January 4th, 2018

Corrina Tucker on Text Encoding

I started to learn the XML language less than a year ago,
now I am encoding documents for a professional university.

I started to learn the XML language less than a year ago, now I am encoding documents for a professional university. The Stereoscopic Society of America is a group of individuals who are still active today in preserving the stereoscope and the stereographs along with them. I was excited to start this project because of my love for photography and learning about past techniques. I wanted to see how all the pictures would have looked like during the time but knew that the technique is long gone. It would be almost impossible for an average individual to view the stereographs as they were intended to be viewed. I decided to do this digitally, so not only can I view these images as they were meant to be looked at, but so everyone in the world could also see these images.

These stereographs show what Penn State Behrend was like at the time.
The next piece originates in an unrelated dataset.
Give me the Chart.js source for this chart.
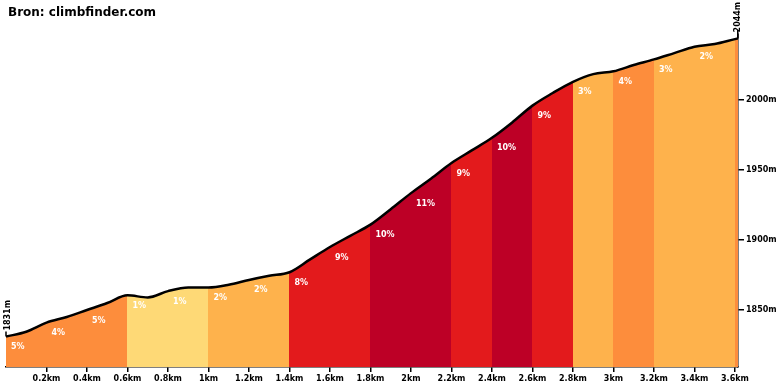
<!DOCTYPE html>
<html>
<head>
<meta charset="utf-8">
<script src="https://cdn.jsdelivr.net/npm/chart.js@4.4.1/dist/chart.umd.min.js"></script>
<style>
	html, body { margin: 0; padding: 0; background: #fff; }
	#wrap { width: 780px; height: 390px; position: relative; }
</style>
</head>
<body>
<div id="wrap"><canvas id="profileChart"></canvas></div>
<script>
// Hoehenprofil (km / m)
const distances  = [0, 0.1, 0.2, 0.3, 0.4, 0.5, 0.6, 0.7, 0.8, 0.9, 1.0, 1.1, 1.2, 1.3, 1.4, 1.5, 1.6, 1.7, 1.8, 1.9,
					2.0, 2.1, 2.2, 2.3, 2.4, 2.5, 2.6, 2.7, 2.8, 2.9, 3.0, 3.1, 3.2, 3.3, 3.4, 3.5, 3.6, 3.615];
const elevations = [1831, 1834.5, 1841, 1845, 1850, 1855, 1860.5, 1859, 1863.5, 1866, 1866, 1868, 1871.5, 1874.5, 1877, 1886, 1895, 1903, 1911, 1922,
					1933.5, 1944, 1955, 1964, 1973, 1984, 1996, 2005, 2013, 2018.5, 2020.5, 2025, 2029, 2033.5, 2038, 2040, 2043.5, 2044];

// Abschnitte mit Steigung in %
const segmentStarts = [0, 0.2, 0.4, 0.6, 0.8, 1.0, 1.2, 1.4, 1.6, 1.8, 2.0, 2.2, 2.4, 2.6, 2.8, 3.0, 3.2, 3.4, 3.6];
const segmentGrades = [5, 4, 5, 1, 1, 2, 2, 8, 9, 10, 11, 9, 10, 9, 3, 4, 3, 2, 4];

const xTicks = [0.2, 0.4, 0.6, 0.8, 1.0, 1.2, 1.4, 1.6, 1.8, 2.0, 2.2, 2.4, 2.6, 2.8, 3.0, 3.2, 3.4, 3.6];
const yTicks = [1850, 1900, 1950, 2000];

const titleText = 'Bron: climbfinder.com';
const labelFont = 'bold 8px "DejaVu Sans"';

function gradeColor(g) {
	if (g <= 1) return '#fed976';
	if (g <= 3) return '#feb24c';
	if (g <= 5) return '#fd8d3c';
	if (g <= 7) return '#fc4e2a';
	if (g <= 9) return '#e31a1c';
	return '#bd0026';
}

function segmentEnd(ii) {
	return ii + 1 < segmentStarts.length ? segmentStarts[ii + 1] : distances[distances.length - 1];
}

function elevationAt(x) {
	for (let ii = 0; ii < distances.length; ii++) {
		if (Math.abs(distances[ii] - x) < 1e-6) return elevations[ii];
	}
	return elevations[0];
}

// Fuellung: harter Farbverlauf entlang der x-Achse, je Abschnitt eine Farbe
function segmentFill(context) {
	const chart = context.chart;
	const area = chart.chartArea;
	const xs = chart.scales.x;
	if (!area || !xs) return gradeColor(segmentGrades[0]);
	const w = area.right - area.left;
	const grad = chart.ctx.createLinearGradient(area.left, 0, area.right, 0);
	for (let ii = 0; ii < segmentStarts.length; ii++) {
		let f0 = Math.min(1, Math.max(0, (xs.getPixelForValue(segmentStarts[ii]) - area.left) / w));
		let f1 = Math.min(1, Math.max(0, (xs.getPixelForValue(segmentEnd(ii)) - area.left) / w));
		let c = gradeColor(segmentGrades[ii]);
		grad.addColorStop(f0, c);
		grad.addColorStop(f1, c);
	}
	return grad;
}

const points = distances.map((d, i) => ({x: d, y: elevations[i]}));

// Beschriftungen: Steigung, Start- und Endhoehe, Titel
const profileLabels = {
	id: 'profileLabels',
	afterDatasetsDraw(chart) {
		const ctx = chart.ctx;
		const xs = chart.scales.x;
		const ys = chart.scales.y;
		ctx.save();
		ctx.font = labelFont;
		ctx.fillStyle = '#fff';
		ctx.textAlign = 'left';
		ctx.textBaseline = 'middle';
		for (let ii = 0; ii < segmentStarts.length; ii++) {
			if (segmentEnd(ii) - segmentStarts[ii] < 0.1) continue;
			let px = xs.getPixelForValue(segmentStarts[ii]) + 5;
			let py = ys.getPixelForValue(elevationAt(segmentStarts[ii])) + 10.5;
			ctx.fillText(segmentGrades[ii] + '%', px, py);
		}

		// Start / Ende
		ctx.fillStyle = '#000';
		ctx.strokeStyle = '#000';
		ctx.lineWidth = 1.5;
		const ends = [0, distances.length - 1];
		ends.forEach(i => {
			let px = xs.getPixelForValue(distances[i]);
			let py = ys.getPixelForValue(elevations[i]);
			ctx.beginPath();
			ctx.moveTo(px, py);
			ctx.lineTo(px, py - 5);
			ctx.stroke();
			ctx.save();
			ctx.translate(px + (i === 0 ? 1.5 : 0), py - 6);
			ctx.rotate(-Math.PI / 2);
			ctx.textAlign = 'left';
			ctx.textBaseline = 'middle';
			ctx.fillText(Math.round(elevations[i]) + 'm', 0, 0);
			ctx.restore();
		});

		ctx.font = 'bold 12px "DejaVu Sans"';
		ctx.textAlign = 'left';
		ctx.textBaseline = 'middle';
		ctx.fillText(titleText, 8, 13);
		ctx.restore();
	}
};

new Chart(document.getElementById('profileChart'), {
	type: 'line',
	data: {
		datasets: [{
			data: points,
			borderColor: '#000',
			borderWidth: 2.5,
			pointRadius: 0,
			tension: 0.4,
			cubicInterpolationMode: 'monotone',
			fill: 'start',
			backgroundColor: segmentFill
		}]
	},
	options: {
		responsive: true,
		maintainAspectRatio: false,
		devicePixelRatio: 1,
		animation: false,
		events: [],
		layout: { padding: { left: 6, top: 31, right: 0, bottom: 0 } },
		plugins: {
			legend: { display: false },
			tooltip: { enabled: false }
		},
		scales: {
			x: {
				type: 'linear',
				min: 0,
				max: 3.615,
				afterBuildTicks: s => { s.ticks = xTicks.map(v => ({value: v})); },
				afterFit: s => { s.height = 23; },
				ticks: {
					autoSkip: false,
					maxRotation: 0,
					padding: 2,
					color: '#000',
					font: { family: 'DejaVu Sans', size: 8, weight: 'bold' },
					callback: v => (+v.toFixed(1)) + 'km'
				},
				grid: { drawOnChartArea: false, drawTicks: true, tickLength: 5, color: '#000', lineWidth: 1.5 },
				border: { display: true, color: '#000', width: 1.5 }
			},
			y: {
				position: 'right',
				min: 1809.3,
				max: 2049.3,
				afterBuildTicks: s => { s.ticks = yTicks.map(v => ({value: v})); },
				afterFit: s => { s.width = 42; },
				ticks: {
					padding: 2,
					color: '#000',
					font: { family: 'DejaVu Sans', size: 8, weight: 'bold' },
					callback: v => v + 'm'
				},
				grid: { drawOnChartArea: false, drawTicks: true, tickLength: 6, color: '#000', lineWidth: 1.5 },
				border: { display: true, color: '#000', width: 1.5 }
			}
		}
	},
	plugins: [profileLabels]
});
</script>
</body>
</html>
The stereographs were all taken by Norman B. Patterson, also known as Bill Patterson, a former faculty member. He sent out the envelopes to others for their critiques on the images. This was a common practice within the society for each assignment given. On these envelopes, in particular, most critiques were about the subject and not the technique of the stereographic. The envelopes that correspond to the few images give insight on the history of stereographs and this society in particular. They give insight into the language used at the time and techniques and technology that were popular.

The first thing I did was scan the envelopes so I had clear images to input and read off of. Then I began to encode the typed and written word on the envelopes that corresponded to four of the stereographs. These are the main focus of the documents.
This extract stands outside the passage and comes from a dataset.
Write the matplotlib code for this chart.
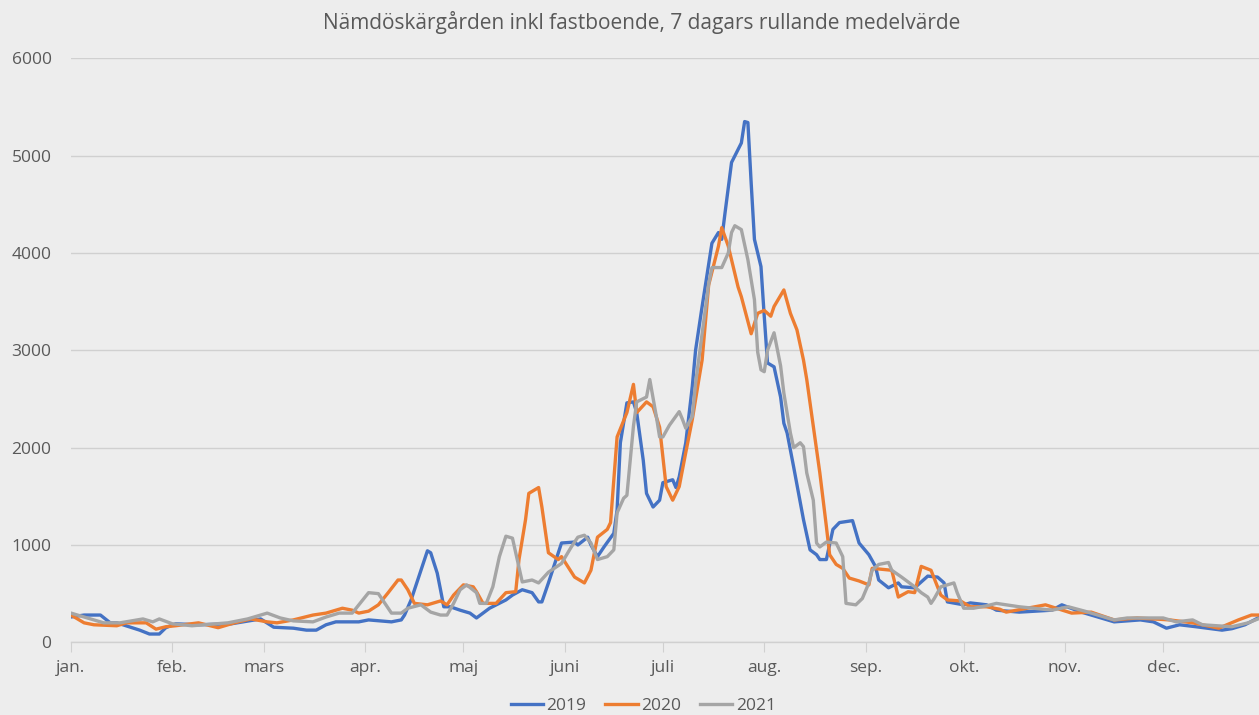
import numpy as np
import matplotlib.pyplot as plt

# day of year (0 = 1 jan) and 7-day rolling mean
days_2019 = [0, 4, 9, 12, 14, 21, 24, 27, 29, 32, 39, 49, 58, 62, 68, 72, 75, 78, 81, 88, 91, 98, 101,
             102, 104, 109, 110, 112, 113, 114, 116, 119, 122, 124, 128, 133, 135, 138, 140, 141, 143,
             144, 146, 150, 154, 155, 158, 159, 161, 163, 166, 167, 168, 170, 172, 173, 175, 176, 178,
             180, 181, 184, 185, 186, 188, 190, 191, 193, 196, 198, 199, 200, 202, 205, 206, 207, 208,
             209, 211, 212, 213, 215, 217, 218, 219, 221, 224, 226, 228, 229, 231, 233, 235, 239, 241,
             244, 246, 247, 250, 253, 254, 258, 262, 265, 267, 268, 273, 275, 280, 283, 290, 300, 303,
             309, 319, 327, 331, 335, 339, 344, 352, 355, 359, 363]
vals_2019 = [260, 280, 280, 200, 200, 125, 85, 85, 150, 190, 180, 190, 240, 155, 145, 125, 125, 180, 210,
             210, 230, 210, 230, 280, 435, 940, 920, 710, 540, 365, 365, 330, 300, 250, 350, 435, 485,
             540, 520, 510, 415, 415, 610, 1020, 1030, 1000, 1080, 1000, 880, 980, 1120, 1360, 2050,
             2460, 2470, 2360, 1870, 1530, 1390, 1460, 1640, 1670, 1590, 1700, 2050, 2630, 3000, 3450,
             4100, 4210, 4140, 4410, 4930, 5130, 5350, 5340, 4720, 4140, 3860, 3350, 2870, 2830, 2520,
             2250, 2150, 1800, 1260, 950, 900, 850, 850, 1160, 1230, 1250, 1020, 900, 780, 640, 560,
             610, 570, 560, 680, 670, 610, 415, 385, 405, 385, 330, 310, 330, 385, 310, 210, 230, 210,
             145, 180, 160, 125, 140, 180, 250]

days_2020 = [0, 4, 7, 14, 17, 23, 26, 29, 32, 39, 45, 50, 55, 60, 63, 68, 74, 78, 83, 86, 88, 91, 94, 97,
             100, 101, 103, 105, 109, 113, 115, 117, 120, 123, 124, 126, 130, 133, 136, 137, 139, 140,
             143, 144, 146, 149, 150, 154, 157, 159, 161, 164, 165, 167, 170, 172, 173, 176, 178, 180,
             182, 184, 186, 188, 190, 192, 193, 195, 198, 199, 201, 202, 204, 205, 208, 210, 212, 214,
             215, 218, 220, 222, 224, 225, 227, 229, 231, 232, 234, 236, 238, 241, 244, 245, 248, 251,
             253, 256, 258, 260, 263, 266, 268, 272, 275, 280, 284, 286, 298, 306, 312, 319, 326, 336,
             343, 351, 357, 361, 363]
vals_2020 = [280, 200, 180, 170, 200, 200, 135, 160, 170, 200, 150, 200, 240, 210, 200, 230, 280, 300,
             350, 330, 300, 320, 385, 510, 640, 640, 540, 400, 385, 425, 385, 485, 590, 570, 520, 400,
             400, 510, 520, 850, 1260, 1530, 1590, 1390, 920, 850, 880, 670, 610, 740, 1080, 1160, 1230,
             2110, 2360, 2650, 2360, 2470, 2420, 2210, 1600, 1460, 1600, 1950, 2290, 2700, 2900, 3670,
             4070, 4260, 4070, 3930, 3650, 3550, 3170, 3380, 3410, 3350, 3450, 3620, 3380, 3210, 2900,
             2700, 2220, 1740, 1190, 900, 800, 760, 660, 630, 590, 760, 750, 740, 465, 520, 510, 780,
             740, 485, 435, 425, 365, 365, 340, 310, 385, 300, 310, 230, 250, 230, 200, 145, 230, 280,
             280]

days_2021 = [0, 5, 10, 15, 22, 25, 27, 31, 37, 48, 54, 60, 64, 68, 74, 78, 82, 86, 91, 94, 96, 98, 101,
             103, 107, 110, 113, 115, 117, 119, 121, 124, 125, 127, 129, 131, 133, 135, 136, 138, 141,
             143, 146, 150, 153, 155, 157, 159, 161, 164, 166, 167, 169, 170, 172, 173, 176, 177, 179,
             180, 181, 183, 186, 187, 188, 190, 191, 195, 196, 199, 201, 202, 203, 205, 207, 209, 210,
             211, 212, 213, 215, 217, 218, 220, 221, 223, 224, 225, 227, 228, 229, 231, 234, 236, 237,
             240, 242, 244, 245, 247, 250, 251, 254, 258, 260, 262, 263, 264, 266, 268, 270, 271, 273,
             276, 280, 283, 286, 290, 300, 305, 310, 319, 323, 334, 338, 343, 346, 355, 360, 363]
vals_2021 = [300, 250, 200, 200, 240, 210, 240, 190, 170, 200, 240, 300, 250, 220, 210, 260, 300, 300,
             510, 500, 400, 300, 300, 350, 385, 310, 280, 280, 400, 540, 590, 510, 400, 400, 570, 880,
             1090, 1070, 920, 620, 640, 610, 720, 810, 980, 1080, 1100, 1020, 850, 880, 950, 1330, 1480,
             1510, 2220, 2470, 2520, 2700, 2320, 2110, 2110, 2230, 2370, 2290, 2200, 2320, 2660, 3680,
             3850, 3850, 4000, 4210, 4280, 4240, 3930, 3520, 2980, 2800, 2780, 3000, 3180, 2840, 2560,
             2150, 2000, 2050, 2010, 1740, 1460, 1020, 980, 1030, 1020, 880, 400, 385, 450, 610, 740,
             800, 820, 740, 670, 570, 510, 465, 400, 450, 570, 590, 610, 510, 350, 350, 375, 400, 385,
             365, 330, 365, 320, 230, 250, 250, 210, 230, 180, 160, 200, 240]

month_days = [0, 31, 59, 90, 120, 151, 181, 212, 243, 273, 304, 334]
month_labels = ['jan.', 'feb.', 'mars', 'apr.', 'maj', 'juni', 'juli', 'aug.', 'sep.', 'okt.',
                'nov.', 'dec.']

bg = '#EDEDED'
txt = '#595959'
grid = '#D0D0D0'

plt.rcParams['font.family'] = ['Open Sans', 'DejaVu Sans']

fig = plt.figure(figsize=(12.59, 7.15), dpi=100, facecolor=bg)
ax = fig.add_axes([71 / 1259, 72.7 / 715, 1 - 71 / 1259, 584 / 715])
ax.set_facecolor(bg)

ax.plot(days_2019, vals_2019, color='#4472C4', lw=2.4, label='2019', solid_joinstyle='round')
ax.plot(days_2020, vals_2020, color='#ED7D31', lw=2.4, label='2020', solid_joinstyle='round')
ax.plot(days_2021, vals_2021, color='#A5A5A5', lw=2.4, label='2021', solid_joinstyle='round')

ax.set_xlim(0, 363.3)
ax.set_ylim(0, 6000)
ax.set_yticks(np.arange(0, 6001, 1000))
ax.set_xticks(month_days)
ax.set_xticklabels(month_labels)
ax.grid(axis='y', color=grid, lw=1)
ax.set_axisbelow(True)

for s in ['top', 'right', 'left']:
    ax.spines[s].set_visible(False)
ax.spines['bottom'].set_color(grid)
ax.spines['bottom'].set_linewidth(1)
ax.tick_params(axis='y', length=0, pad=14, labelsize=12.5, labelcolor=txt)
ax.tick_params(axis='x', length=7, color=grid, pad=6, labelsize=12.5, labelcolor=txt)

fig.text(0.51, 0.969, 'Nämdöskärgården inkl fastboende, 7 dagars rullande medelvärde',
         ha='center', va='center', fontsize=15, color=txt)

fig.legend(loc='center', bbox_to_anchor=(0.511, 0.013), ncol=3, frameon=False,
           fontsize=12.5, labelcolor=txt, handlelength=1.85, columnspacing=1.1, handletextpad=0.2)

fig.savefig('out.png', dpi=100, facecolor=bg)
The biggest trouble I had was reading cursive on the envelopes. The last time I ever had to read or write cursive was in elementary school, I am a senior in college now. I had to pick and choose words that I could understand and form sentences or phrases around those words. Some words are still unclear and have unclear tags surrounding them within the code. I chose to do this instead of keeping the guess confidential because I wanted to preserve the material as accurately as possible. I wanted someone to see this digital information and achieve the same information and experience as if they were in the archive. This was also tough because language and how people talked to one another has changed as well.
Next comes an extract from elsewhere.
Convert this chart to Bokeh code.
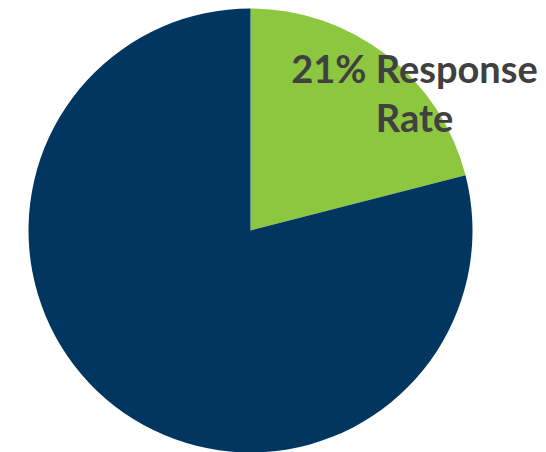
import math
from bokeh.plotting import figure
from bokeh.models import Range1d, ColumnDataSource
from bokeh.core.properties import value
from bokeh.embed import file_html
from bokeh.resources import INLINE

categories = ["Responded", "Did not respond"]
values = [21, 79]
colors = ["#8DC63F", "#003660"]
label_lines = ["21% Response", "Rate"]

W, H = 546, 452
cx, cy, r = 250, H - 230, 222

total = sum(values)
starts, ends = [], []
acc = 0.0
for v in values:
    a0 = math.pi / 2 - 2 * math.pi * acc / total
    acc += v
    a1 = math.pi / 2 - 2 * math.pi * acc / total
    starts.append(a0)
    ends.append(a1)

src = ColumnDataSource(dict(cat=categories, val=values, color=colors,
                            start=starts, end=ends))

p = figure(width=W, height=H, output_backend="svg", toolbar_location=None,
           x_range=Range1d(0, W), y_range=Range1d(0, H), min_border=0,
           outline_line_color=None, background_fill_color="white",
           border_fill_color="white")
p.axis.visible = False
p.grid.visible = False

p.wedge(x=cx, y=cy, radius=r, start_angle="start", end_angle="end",
        direction="clock", fill_color="color", line_color=None, source=src)

lbl = ColumnDataSource(dict(x=[414, 414], y=[H - 67, H - 116], t=label_lines))
p.text(x="x", y="y", text="t", source=lbl, text_align="center",
       text_baseline="alphabetic", text_font=value("Lato"),
       text_font_style="bold", text_font_size="38px", text_color="#404040")

open("out.html", "w").write(file_html(p, INLINE))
I tagged the comments as XML ids so that you are able to search by a person within the document. I felt like this was important to follow from envelope to envelop, that person’s comment and see how they have changed over time. The only issue that I ran into besides reading what was said was being sure that different signatures were different people or not. Sometimes it was hard to figure out if people signing differently were the same people are not because at first, it would be a first and last name, sometimes just a last name. Most of the people who commented on the envelopes commented more than once. By following an individual, you would be able to learn about their language and what they like and dislike about Bill Patterson’s work.

After I encoded all of the words, I got started on the stereographs themselves. I started by scanning the images, front and back in order to use the images for a digital copy. Some images have plastic tightly stuck to the images, therefore some are not as clear as others. It is important to scan the images instead of taking pictures so that they can be represented better online. I used the stereographs once scanned to make an animation to represent how the images would look through a stereoscope. This tool is available through the New York Public Library for free.